Originally created 04/27/01

No more SRS delays



The U.S. Energy Department was so lax in dealing with dangerous radioactive debris left over from Cold War bomb-making at the Savannah River Site and other federally-owned nuclear weapons facilities that in the early 1990s the agency set a series of cleanup deadlines it promised to meet.

Many of the deadlines were arrived at via negotiations with the state of South Carolina and the U.S. Environmental Protection Agency and were sanctioned by the courts. Guess what? None of the most significant deadlines has been met.

Time and again during the Clinton era - and now into the Bush II era - the agency asked for and received extensions. And it's always for the same reason: belt-tightening budget cuts.
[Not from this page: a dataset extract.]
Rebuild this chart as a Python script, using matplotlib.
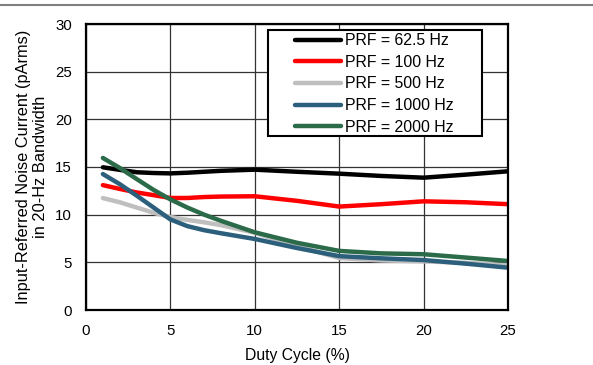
import matplotlib
matplotlib.use("Agg")
import matplotlib.pyplot as plt
from matplotlib.lines import Line2D
from matplotlib.patches import Rectangle

plt.rcParams["font.family"] = ["Liberation Sans", "DejaVu Sans"]

# duty cycle (%) sample points
duty = [1, 2, 3, 4, 5, 6, 7, 8, 10, 12.5, 15, 17.5, 20, 22.5, 25]

prf_62_5 = [14.97, 14.7, 14.45, 14.37, 14.33, 14.4, 14.5, 14.6, 14.72, 14.5, 14.3, 14.06, 13.88, 14.2, 14.55]
prf_100 = [13.1, 12.7, 12.33, 12.05, 11.75, 11.75, 11.85, 11.9, 11.93, 11.45, 10.85, 11.1, 11.4, 11.3, 11.1]
prf_500 = [11.74, 11.3, 10.75, 10.2, 9.75, 9.45, 9.2, 8.9, 8.1, 6.7, 5.45, 5.2, 5.1, 4.95, 4.7]
prf_1000 = [14.26, 13.2, 12.0, 10.75, 9.5, 8.8, 8.37, 8.05, 7.45, 6.5, 5.65, 5.42, 5.24, 4.86, 4.44]
prf_2000 = [15.95, 14.9, 13.74, 12.6, 11.6, 10.75, 10.0, 9.35, 8.15, 7.05, 6.2, 5.94, 5.85, 5.5, 5.14]

series = [
    ("PRF = 62.5 Hz", prf_62_5, "#000000"),
    ("PRF = 100 Hz", prf_100, "#ff0000"),
    ("PRF = 500 Hz", prf_500, "#bfbfbf"),
    ("PRF = 1000 Hz", prf_1000, "#2c5f7c"),
    ("PRF = 2000 Hz", prf_2000, "#2b6b49"),
]

x_ticks = [0, 5, 10, 15, 20, 25]
y_ticks = [0, 5, 10, 15, 20, 25, 30]

fig = plt.figure(figsize=(5.93, 3.65), dpi=100)
ax = fig.add_axes([86 / 593, 1 - 310 / 365, 422 / 593, 286 / 365])

for label, vals, color in series:
    ax.plot(duty, vals, color=color, lw=3.2, label=label, solid_capstyle="round",
            solid_joinstyle="round")

ax.set_xlim(0, 25)
ax.set_ylim(0, 30)
ax.set_xticks(x_ticks)
ax.set_yticks(y_ticks)
ax.tick_params(length=0, labelsize=10.8, pad=10)
ax.grid(True, color="#333333", lw=0.9)
ax.set_axisbelow(True)
for sp in ax.spines.values():
    sp.set_linewidth(1.6)

ax.set_xlabel("Duty Cycle (%)", fontsize=11.3, labelpad=7)
ax.set_ylabel("Input-Referred Noise Current (pArms)\nin 20-Hz Bandwidth", fontsize=11.8, labelpad=5)

# legend box is wider than its contents, so the frame is drawn separately
ax.add_patch(Rectangle((0.431, 0.608), 0.507, 0.372, transform=ax.transAxes,
                       facecolor="white", edgecolor="black", lw=1.5, zorder=4))
leg = ax.legend(loc="upper left", bbox_to_anchor=(0.495, 0.968), borderaxespad=0,
                fontsize=11.4, frameon=False, borderpad=0,
                handlelength=2.9, handletextpad=0.25, labelspacing=0.42)
leg.set_zorder(5)

# grey rule across the top of the page
fig.add_artist(Line2D([0, 1], [1 - 5 / 365, 1 - 5 / 365], color="#808080", lw=1.5,
                      transform=fig.transFigure))

fig.savefig("out.png", dpi=100)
Congress just won't come up with enough money to get the job done.

That's absurd. DOE's proposed budget for fiscal 2002 is $19.2 billion. Somewhere in that sum, there must be money for the agency to meet at least some of its oft-delayed deadlines. It's all a matter of priorities.

Where does the agency prefer to put its money - in glitzy new science and technology programs that catch the nation's fancy or in tired, old nuclear cleanup projects that interest no one outside the cleanup areas?
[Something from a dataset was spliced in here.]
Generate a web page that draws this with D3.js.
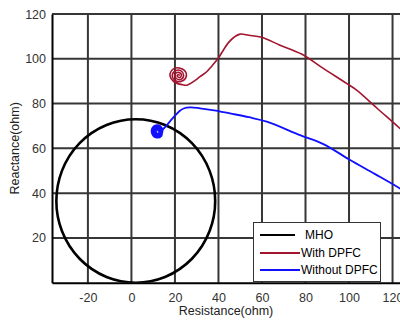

The DOE is like a homeowner who ignores flooding in his basement and leaks in his roof to put in an elaborate, eye-catching patio. This is reflected in DOE's $5.9 billion environmental management budget proposal which is down about 3 percent from last year - including $150 million cut in SRS cleanup funds.

Again, as it did last year and the years before, DOE is preparing to ask for more deadline delays. That's what the letters new Energy Secretary Spencer Abraham is having sent to Gov. Jim Hodges and the EPA requesting a "dialogue" are all about.

The Federal Defense Nuclear Facilities Safety Board, created by Congress to advise DOE on safety and environmental issues, and the SRS Citizens Advisory Board, a regional panel linked to public and private sectors throughout the region, were rightfully outraged at last year's delays. They have reason to be even more upset this year.

The issue here isn't about jobs or the economy, although they are important; it's really about health and safety, both of the people who work at the site and those who live near it.

Endless cleanup delays indicate the feds want to just walk away and forget the Cold War's nuclear weapons muck. And they will, too, unless their feet are held to the fire.

However mundane and boring it may be, environmental cleanup should be DOE's No. 1 priority. And one of Secretary Abraham's top priorities should be to visit the weapons sites that his budget is slashing cleanup money for.